Tuesday 3rd June: Today, I unexpectedly found myself in the vicinity of one of York’s HMV stores and decided to have a wander in to see what was new and/or on offer.
Sandi Thom – The Pink and the Lily.
Sandi’s debut album, Smile, It Confuses People (2006), was, whether you believe the hype or not, an extraordinary release combining a great voice with some well-written songs containing original themes and lyrics. While it is, perhaps, a little unfair to review the follow-up after just one listening, I found it to be simply more of the same, just without the originality. It was always going to be difficult to match the first album and, being honest, this is simply more of the same folk/rock/pop. Gone is the freshness and, except for a few of the songs, the lyrics are a lot less catchy. Not that this is a bad CD. Sandi’s voice, for the most part, remains strong and very listenable, except for the last two songs during which it turns into a bit of a dirge.

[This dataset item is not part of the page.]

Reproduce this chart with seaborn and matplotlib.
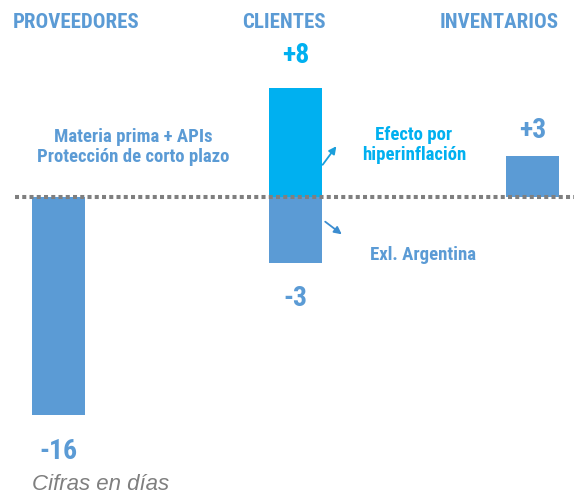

Overall, the album seems to be a lot more complex than Smile, both musically (which works) and lyrically which, for me, loses some of the accessibility of the first album.
Highlights for me (so far) are the title track, Success’s Ladder and Remote Control Me – the latter two showing that Sandi can still write good lyrics about original themes.
It may be that, with repeat listening, The Lily and the Pink, may grow on me but, so far, it isn’t a brilliant second album, merely an adequate one.
The Pigeon Detectives – Wait For Me.
In order to take advantage of HMV’s current “2 for £10” offer, I needed a second CD to add to the Coldplay – Live 2003 CD/DVD that I had already picked up. Browsing the offer, nothing really jumped out at me until I saw this 2007 debut album from the Leeds indie rockers. As far as I could remember, the only thing I had previously heard from The Pigeon Detectives was a brief clip of a song shown as part of a local news item but I decided that, at £5, I was willing to take a risk.
I’m happy to say that, if I had bought this last year, it would probably have been quite high in my albums of 2007 list. Although there’s a hint of a punk (not one of my favourite genres) influence in both the vocal and musical styles, the overall feeling is a high-energy rock. From my collection, the nearest similarity would be One Night Only (although, admittedly, their debut release is from this year so it could be said that they are the imitators).
Bouncy tunes, including lovely guitar playing and staccato drum-lines, and catchy yet simple lyrics make for pleasant listening on all the songs, with one or two (notably I Found Out) verging on anthemic.
It may not be very original but it is very good.
Some other recent purchases came about from a visit to Tesco, who had some very cheap 3CD box sets on sale. Added to my collection were:
Chris Rea – The Ultimate Collection (1978 – 2000), which speaks for itself.
Essential Metal Anthems – 45 tracks from the biggest, heaviest and hardest names in metal, from Motorhead to Deep Purple, including a number of tracks which, from the titles (and, in some cases, artists), I don’t recognise.
The Prog Rock Album – at £3 for 16 tracks, surely a bargain. Again, includes a number of bands I have never heard of.
Rock Anthems – 54 tracks from EMI, some of which seem a little bit too pop to be rock (Katrina and the Waves’ Sun Street, anybody?)
The Very Best Power Ballads – 50 tracks which do exactly what they say on the tin, but some of which I haven’t heard for years.
Greatest Rock Ballads – 36 Romantic Epics.
Yeah, OK, there are a number of tracks that appear on more than one collection (and quite a few which seek to redefine the term “rock”) but these are great compilations for sticking in the car’s CD player for a long journey. Anyway, fifteen disks containing over 250 tracks for around £37 must be a bargain in anybody’s book.